The role of work place experience prior to qualification is without a doubt an invaluable path on the road to qualification. Given the lack of availability of training contracts the general consensus is that is extremely important to gain good paralegal experience. The SRA have made this a clear route to qualification by the introduction of the Training for Tomorrow programme. This will now support the training route to qualification by meaning that paralegals with at least three years work experience, who have undertaken the LPC and the Professional Skills Course can apply to have their work experience taking into account instead of having to undertake the two year traditional training contract route.
Obtaining a paralegal position allows a budding solicitor to apply their learning and develop the attitudes, skills and understanding together with practical hands on experience and now this goes further to allowing a route to qualification.
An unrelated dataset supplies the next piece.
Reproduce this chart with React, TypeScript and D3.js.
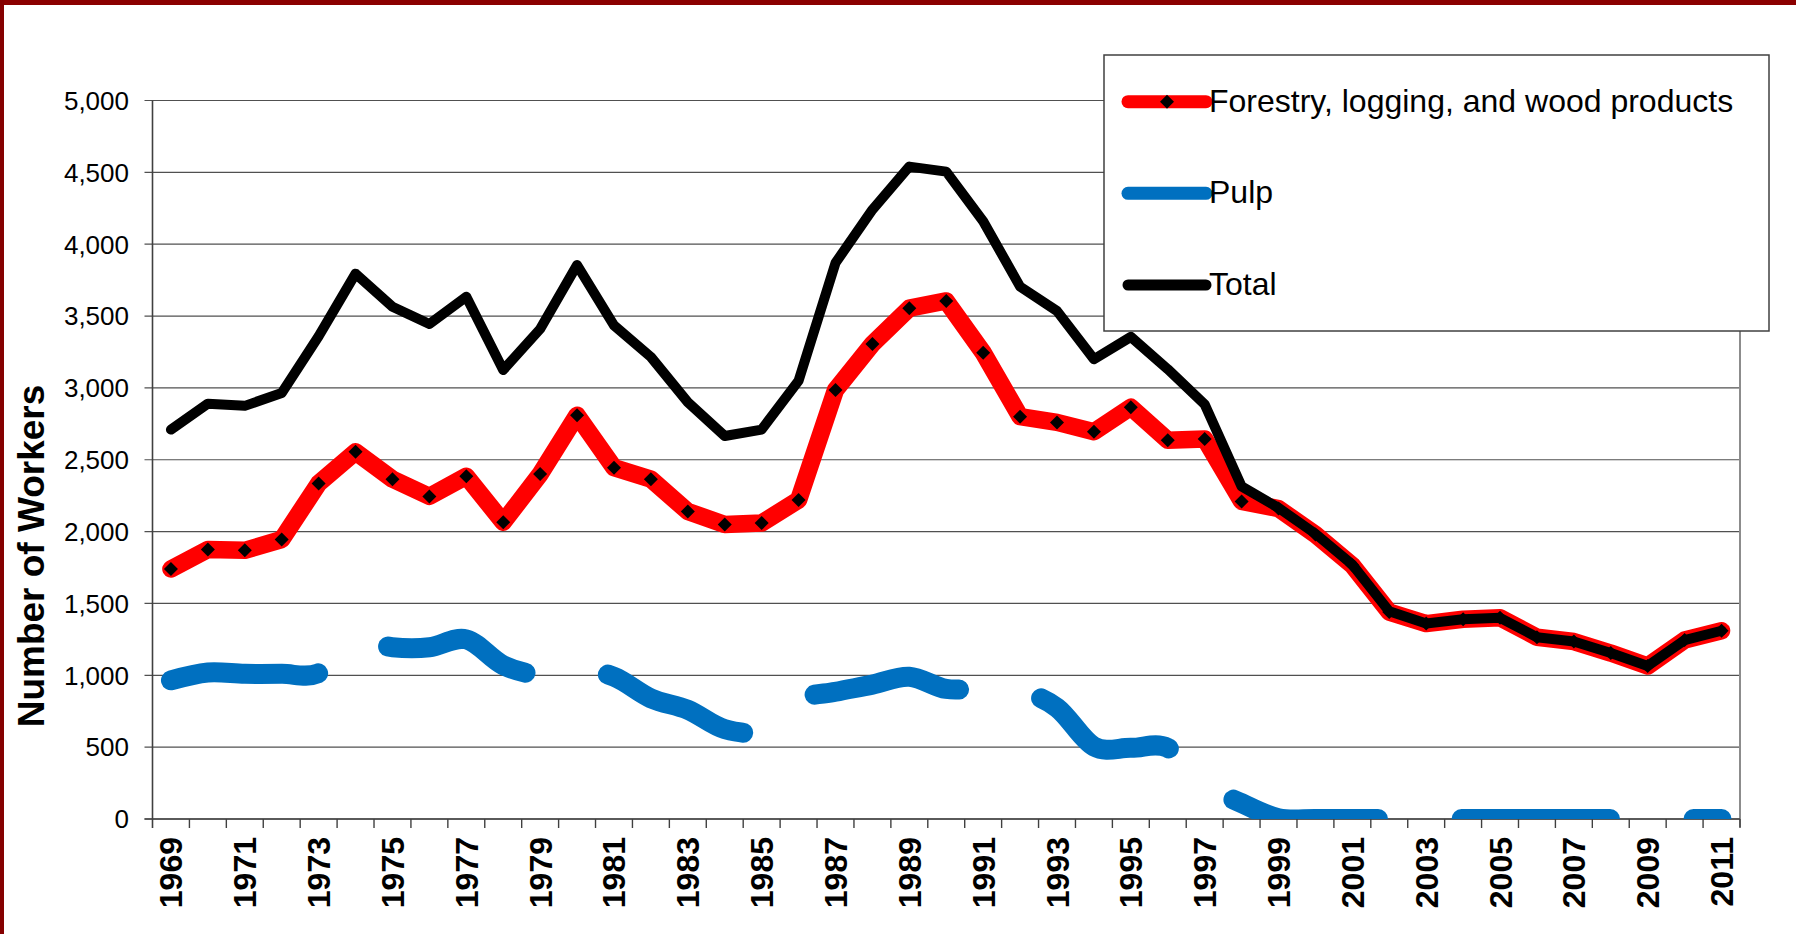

I have recently been speaking with paralegals working for national firms in Yorkshire who have gained invaluable paralegal experience and given this are now taking advantage of the new Training for Tomorrow scheme in their route to qualification. They have gained the necessary three year work experience, have completed the professional skills course and are getting ready to submit their applications to the SRA. Both are massive advocates of the scheme and are glad they have been able to utilise their paralegal experience rather than having to then undertaken two years in a training contract to enable them to qualify as a solicitor.
They have found the scheme fits in well with their work life, they keep logs of the work they undertake which is signed off by a supervising solicitor within the firm and the process does not impact on their daily work routine, rather it complements it and they know that they are getting one step closer to qualification in this way.